When I picked up Skellig to read it again after what felt like a very long time, I was astonished to discover that its original publication date was 1998 -  and after rereading it, I find that original release date even more remarkable. Skellig, like other classic children’s novels, seems to be completely timeless and so skilfully written that the simple classification of it as a ‘children’s novel’ seems clumsy and crass.

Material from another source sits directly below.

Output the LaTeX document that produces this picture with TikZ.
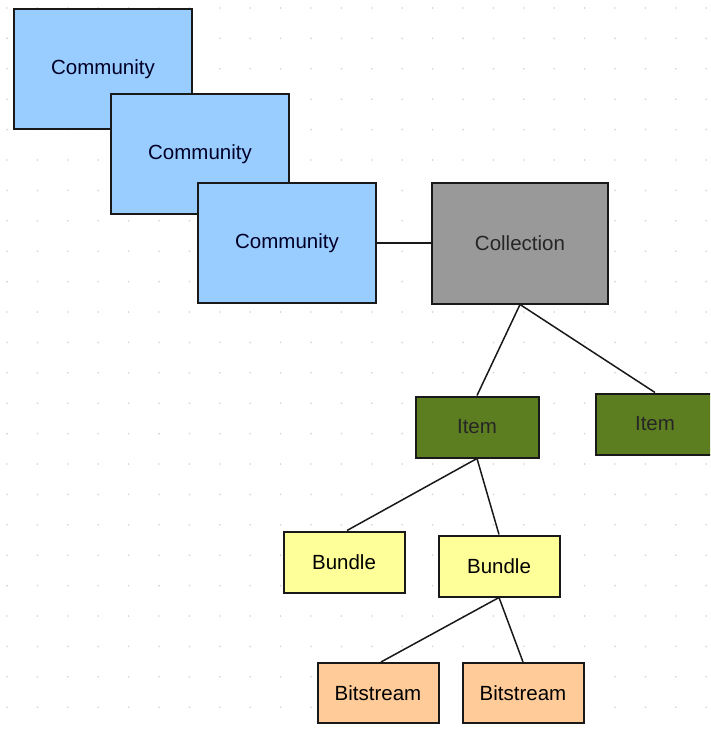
\documentclass[tikz,border=0pt]{standalone}
\usepackage{fontspec}
\setmainfont{Liberation Sans}

\definecolor{commblue}{RGB}{153,204,255}
\definecolor{collgray}{RGB}{153,153,153}
\definecolor{itemgreen}{RGB}{92,126,32}
\definecolor{bundyellow}{RGB}{255,255,153}
\definecolor{bitspeach}{RGB}{255,204,153}

\tikzset{
  box/.style={draw=black!90, line width=2pt, rectangle, inner sep=0pt,
    font=\fontsize{20.5}{24}\selectfont},
  commbox/.style={box, fill=commblue, text=black!85!blue, minimum width=178pt, minimum height=120pt},
  collbox/.style={box, fill=collgray, text=black!85, minimum width=176pt, minimum height=121pt},
  itembox/.style={box, fill=itemgreen, text=black!85, minimum width=123pt, minimum height=61pt},
  bundbox/.style={box, fill=bundyellow, minimum width=121pt, minimum height=61pt},
  bitsbox/.style={box, fill=bitspeach, minimum width=121pt, minimum height=60pt},
  link/.style={draw=black!90, line width=1.5pt}
}

\begin{document}
\begin{tikzpicture}[x=1pt, y=-1pt]
    \useasboundingbox (0,0) rectangle (710,733);
    \clip (0,0) rectangle (710,733);
    \fill[white] (0,0) rectangle (710,733);

    % Background dot grid
    \foreach \i in {0,...,23}
      \foreach \j in {0,...,23}
        \fill[gray!35] (7+30.4*\i, 8+30.4*\j) circle (0.9);

    % Communities, stacked
    \node[commbox] (com1) at (103,69)  {Community};
    \node[commbox] (com2) at (200,154) {Community};
    \node[commbox] (com3) at (287,243) {Community};

    % Collection and items
    \node[collbox] (coll)  at (520,243) {Collection};
    \node[itembox] (item1) at (477,427) {Item};
    \node[itembox, minimum width=118pt] (item2) at (655,424) {Item};

    % Bundles and bitstreams
    \node[bundbox] (bund1) at (344,562) {Bundle};
    \node[bundbox] (bund2) at (499,566) {Bundle};
    \node[bitsbox] (bits1) at (378,693) {Bitstream};
    \node[bitsbox] (bits2) at (523,693) {Bitstream};

    % Connectors
    \draw[link] (com3.east) -- (coll.west);
    \draw[link] (coll.south) -- (item1.north);
    \draw[link] (coll.south) -- (item2.north);
    \draw[link] (item1.south) -- ([xshift=3pt]bund1.north);
    \draw[link] (item1.south) -- (bund2.north);
    \draw[link] (bund2.south) -- ([xshift=3pt]bits1.north);
    \draw[link] (bund2.south) -- (bits2.north);
\end{tikzpicture}
\end{document}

This is a novel of great beauty and sensitivity that defies entirely logical or rational explanation but is, at the same time, tuned into the very real anxieties of its central 10 year old protagonist. Michael and his family have just moved into a somewhat dilapidated house, dragging him away from his friends and the neighbourhood he grew up in. Although he still goes to the same school, it’s a long journey across town and he feels detached from his mates. To make matters worse, his baby sister has just been born but she’s critically ill, constantly in and out of hospital – a situation that gets gradually worse and colours the relationship Michael has with his mom and dad.

In a ruined shed at the bottom of the garden that’s in danger of falling down, Michael stumbles on the filthy, emaciated figure of someone living in the detritus at the end of the shed – a figure he would later discover is called Skellig. Skellig himself seems close to death and living on insects and scraps of thrown-away Chinese meals that the previous house-owner used to order.

At first Michael thinks he might have made this mysterious character up – especially when he discovers what seems to be wings on the man’s bony back. But when he meets Mina, a young girl who is his new next door neighbour, he takes her to meet Skellig and establishes that he is real.

Mina turns out to be nearly as extraordinary as Skellig. She is home-schooled by her widowed mother, an artist, and seems to know lots about all sorts of things. She’s committed to the mysteries of nature and the beauty in the world – and is a great disciple of William Blake and Blake’s visions of the hidden mysteries of the world. The football-loving, very real-world Michael finds all of this quite a revelation.

As the two children care for and look after Skellig, his strength grows and he begins to reveal mysterious powers that Michael draws on as the crisis with his new little sister deepens. In the end Skellig will leave the two children and move to somewhere else but not before he has changed their lives. Just what is his role in Michael’s little sister’s recovery? We’re not told but we know he had something to do with it.

Reviewing the book, the Kirkus website puts it this way:

“The author creates a mysterious link between Skellig and the infant, then ends with proper symmetry, sending the former, restored, winging away as the latter comes home from the hospital.”

Michael can return to school and to his old friends and to his football – but he’s a very different boy now than he was at the start of the book. He also now has the extraordinary Mina as his friend.

In the anniversary edition of the book that I have just read there is a short essay about the book by David Almond in which he explains that the mystery of Skellig has no answers. The author doesn’t know what or who Skellig was, where he came from or where he went – he is part of the infinite mysteries and wonders the world has in store if you are able to be open and use your sense of wonder and imagination.

Copies can be easily obtained in paperback for very little and it’s a book that should be on everyone’s shelves.